(JOB) Repeat every line below exactly as it reads.
▽
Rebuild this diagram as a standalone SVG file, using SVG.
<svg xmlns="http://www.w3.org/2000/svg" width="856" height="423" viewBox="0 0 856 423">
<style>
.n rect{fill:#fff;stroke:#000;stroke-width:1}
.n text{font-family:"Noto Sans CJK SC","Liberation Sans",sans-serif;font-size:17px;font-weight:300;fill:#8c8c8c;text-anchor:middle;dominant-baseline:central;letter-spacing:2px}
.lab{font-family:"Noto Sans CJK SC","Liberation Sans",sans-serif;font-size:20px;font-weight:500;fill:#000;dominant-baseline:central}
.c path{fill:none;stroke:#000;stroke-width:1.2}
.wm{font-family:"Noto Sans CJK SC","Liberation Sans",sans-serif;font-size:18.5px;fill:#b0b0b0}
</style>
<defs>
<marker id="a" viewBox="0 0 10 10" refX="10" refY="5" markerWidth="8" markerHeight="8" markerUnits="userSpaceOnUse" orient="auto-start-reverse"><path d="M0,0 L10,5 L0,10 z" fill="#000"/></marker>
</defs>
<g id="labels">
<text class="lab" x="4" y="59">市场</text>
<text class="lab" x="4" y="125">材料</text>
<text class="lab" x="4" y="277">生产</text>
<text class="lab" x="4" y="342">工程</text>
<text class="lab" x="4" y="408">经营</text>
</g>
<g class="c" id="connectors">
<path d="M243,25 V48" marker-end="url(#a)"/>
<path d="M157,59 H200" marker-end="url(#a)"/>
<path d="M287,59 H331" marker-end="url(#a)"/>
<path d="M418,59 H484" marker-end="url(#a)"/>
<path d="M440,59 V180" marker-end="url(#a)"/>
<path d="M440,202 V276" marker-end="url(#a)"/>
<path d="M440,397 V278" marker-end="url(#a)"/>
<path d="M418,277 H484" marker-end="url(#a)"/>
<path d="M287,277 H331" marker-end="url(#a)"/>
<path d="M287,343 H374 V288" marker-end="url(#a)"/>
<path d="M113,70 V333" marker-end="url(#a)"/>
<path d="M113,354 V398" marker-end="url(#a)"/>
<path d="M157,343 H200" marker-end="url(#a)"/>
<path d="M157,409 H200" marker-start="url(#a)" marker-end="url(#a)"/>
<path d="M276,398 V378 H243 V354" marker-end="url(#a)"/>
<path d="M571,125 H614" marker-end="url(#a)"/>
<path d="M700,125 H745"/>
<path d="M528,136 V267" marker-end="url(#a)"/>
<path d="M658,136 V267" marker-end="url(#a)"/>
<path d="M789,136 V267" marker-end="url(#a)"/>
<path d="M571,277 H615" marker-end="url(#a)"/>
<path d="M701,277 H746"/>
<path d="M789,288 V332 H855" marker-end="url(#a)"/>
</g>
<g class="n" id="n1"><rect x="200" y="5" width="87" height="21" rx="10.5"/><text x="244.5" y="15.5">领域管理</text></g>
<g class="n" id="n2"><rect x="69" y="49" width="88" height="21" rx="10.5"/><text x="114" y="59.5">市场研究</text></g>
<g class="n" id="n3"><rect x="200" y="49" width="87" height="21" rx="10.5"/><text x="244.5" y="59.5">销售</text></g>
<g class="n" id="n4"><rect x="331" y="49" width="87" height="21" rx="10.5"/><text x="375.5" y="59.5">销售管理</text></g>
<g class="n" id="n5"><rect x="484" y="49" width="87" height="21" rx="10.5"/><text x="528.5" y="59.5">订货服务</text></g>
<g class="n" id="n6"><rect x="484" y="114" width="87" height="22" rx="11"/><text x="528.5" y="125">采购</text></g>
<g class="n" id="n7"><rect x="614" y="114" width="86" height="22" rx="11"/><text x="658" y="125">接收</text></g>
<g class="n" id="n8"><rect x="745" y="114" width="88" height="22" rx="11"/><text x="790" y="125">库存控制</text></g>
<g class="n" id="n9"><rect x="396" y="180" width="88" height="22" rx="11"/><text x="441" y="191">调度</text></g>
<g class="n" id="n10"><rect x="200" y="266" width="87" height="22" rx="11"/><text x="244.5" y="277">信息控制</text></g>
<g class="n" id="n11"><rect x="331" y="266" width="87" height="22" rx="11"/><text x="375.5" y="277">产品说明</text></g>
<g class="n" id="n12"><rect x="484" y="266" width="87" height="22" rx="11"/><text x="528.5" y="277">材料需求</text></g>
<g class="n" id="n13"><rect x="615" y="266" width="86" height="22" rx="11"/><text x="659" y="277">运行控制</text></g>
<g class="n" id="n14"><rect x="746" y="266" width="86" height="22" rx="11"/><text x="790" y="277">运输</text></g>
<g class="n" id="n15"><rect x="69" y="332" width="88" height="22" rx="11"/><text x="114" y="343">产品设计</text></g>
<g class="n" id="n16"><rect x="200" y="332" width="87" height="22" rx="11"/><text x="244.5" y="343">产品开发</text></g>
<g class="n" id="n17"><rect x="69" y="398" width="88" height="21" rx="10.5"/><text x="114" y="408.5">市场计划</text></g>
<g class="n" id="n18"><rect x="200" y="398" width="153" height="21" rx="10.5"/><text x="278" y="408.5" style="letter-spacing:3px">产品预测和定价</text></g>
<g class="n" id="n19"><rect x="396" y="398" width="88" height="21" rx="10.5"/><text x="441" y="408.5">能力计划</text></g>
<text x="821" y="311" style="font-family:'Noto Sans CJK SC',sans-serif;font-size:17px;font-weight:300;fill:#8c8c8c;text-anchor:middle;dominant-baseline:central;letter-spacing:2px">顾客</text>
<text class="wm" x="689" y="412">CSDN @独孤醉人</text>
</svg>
△
(RESPONSE TO THIS TASK)
Rebuild this diagram as a standalone SVG file, using SVG.
<svg xmlns="http://www.w3.org/2000/svg" width="856" height="423" viewBox="0 0 856 423">
<style>
.n rect{fill:#fff;stroke:#000;stroke-width:1}
.n text{font-family:"Noto Sans CJK SC","Liberation Sans",sans-serif;font-size:17px;font-weight:300;fill:#8c8c8c;text-anchor:middle;dominant-baseline:central;letter-spacing:2px}
.lab{font-family:"Noto Sans CJK SC","Liberation Sans",sans-serif;font-size:20px;font-weight:500;fill:#000;dominant-baseline:central}
.c path{fill:none;stroke:#000;stroke-width:1.2}
.wm{font-family:"Noto Sans CJK SC","Liberation Sans",sans-serif;font-size:18.5px;fill:#b0b0b0}
</style>
<defs>
<marker id="a" viewBox="0 0 10 10" refX="10" refY="5" markerWidth="8" markerHeight="8" markerUnits="userSpaceOnUse" orient="auto-start-reverse"><path d="M0,0 L10,5 L0,10 z" fill="#000"/></marker>
</defs>
<g id="labels">
<text class="lab" x="4" y="59">市场</text>
<text class="lab" x="4" y="125">材料</text>
<text class="lab" x="4" y="277">生产</text>
<text class="lab" x="4" y="342">工程</text>
<text class="lab" x="4" y="408">经营</text>
</g>
<g class="c" id="connectors">
<path d="M243,25 V48" marker-end="url(#a)"/>
<path d="M157,59 H200" marker-end="url(#a)"/>
<path d="M287,59 H331" marker-end="url(#a)"/>
<path d="M418,59 H484" marker-end="url(#a)"/>
<path d="M440,59 V180" marker-end="url(#a)"/>
<path d="M440,202 V276" marker-end="url(#a)"/>
<path d="M440,397 V278" marker-end="url(#a)"/>
<path d="M418,277 H484" marker-end="url(#a)"/>
<path d="M287,277 H331" marker-end="url(#a)"/>
<path d="M287,343 H374 V288" marker-end="url(#a)"/>
<path d="M113,70 V333" marker-end="url(#a)"/>
<path d="M113,354 V398" marker-end="url(#a)"/>
<path d="M157,343 H200" marker-end="url(#a)"/>
<path d="M157,409 H200" marker-start="url(#a)" marker-end="url(#a)"/>
<path d="M276,398 V378 H243 V354" marker-end="url(#a)"/>
<path d="M571,125 H614" marker-end="url(#a)"/>
<path d="M700,125 H745"/>
<path d="M528,136 V267" marker-end="url(#a)"/>
<path d="M658,136 V267" marker-end="url(#a)"/>
<path d="M789,136 V267" marker-end="url(#a)"/>
<path d="M571,277 H615" marker-end="url(#a)"/>
<path d="M701,277 H746"/>
<path d="M789,288 V332 H855" marker-end="url(#a)"/>
</g>
<g class="n" id="n1"><rect x="200" y="5" width="87" height="21" rx="10.5"/><text x="244.5" y="15.5">领域管理</text></g>
<g class="n" id="n2"><rect x="69" y="49" width="88" height="21" rx="10.5"/><text x="114" y="59.5">市场研究</text></g>
<g class="n" id="n3"><rect x="200" y="49" width="87" height="21" rx="10.5"/><text x="244.5" y="59.5">销售</text></g>
<g class="n" id="n4"><rect x="331" y="49" width="87" height="21" rx="10.5"/><text x="375.5" y="59.5">销售管理</text></g>
<g class="n" id="n5"><rect x="484" y="49" width="87" height="21" rx="10.5"/><text x="528.5" y="59.5">订货服务</text></g>
<g class="n" id="n6"><rect x="484" y="114" width="87" height="22" rx="11"/><text x="528.5" y="125">采购</text></g>
<g class="n" id="n7"><rect x="614" y="114" width="86" height="22" rx="11"/><text x="658" y="125">接收</text></g>
<g class="n" id="n8"><rect x="745" y="114" width="88" height="22" rx="11"/><text x="790" y="125">库存控制</text></g>
<g class="n" id="n9"><rect x="396" y="180" width="88" height="22" rx="11"/><text x="441" y="191">调度</text></g>
<g class="n" id="n10"><rect x="200" y="266" width="87" height="22" rx="11"/><text x="244.5" y="277">信息控制</text></g>
<g class="n" id="n11"><rect x="331" y="266" width="87" height="22" rx="11"/><text x="375.5" y="277">产品说明</text></g>
<g class="n" id="n12"><rect x="484" y="266" width="87" height="22" rx="11"/><text x="528.5" y="277">材料需求</text></g>
<g class="n" id="n13"><rect x="615" y="266" width="86" height="22" rx="11"/><text x="659" y="277">运行控制</text></g>
<g class="n" id="n14"><rect x="746" y="266" width="86" height="22" rx="11"/><text x="790" y="277">运输</text></g>
<g class="n" id="n15"><rect x="69" y="332" width="88" height="22" rx="11"/><text x="114" y="343">产品设计</text></g>
<g class="n" id="n16"><rect x="200" y="332" width="87" height="22" rx="11"/><text x="244.5" y="343">产品开发</text></g>
<g class="n" id="n17"><rect x="69" y="398" width="88" height="21" rx="10.5"/><text x="114" y="408.5">市场计划</text></g>
<g class="n" id="n18"><rect x="200" y="398" width="153" height="21" rx="10.5"/><text x="278" y="408.5" style="letter-spacing:3px">产品预测和定价</text></g>
<g class="n" id="n19"><rect x="396" y="398" width="88" height="21" rx="10.5"/><text x="441" y="408.5">能力计划</text></g>
<text x="821" y="311" style="font-family:'Noto Sans CJK SC',sans-serif;font-size:17px;font-weight:300;fill:#8c8c8c;text-anchor:middle;dominant-baseline:central;letter-spacing:2px">顾客</text>
<text class="wm" x="689" y="412">CSDN @独孤醉人</text>
</svg>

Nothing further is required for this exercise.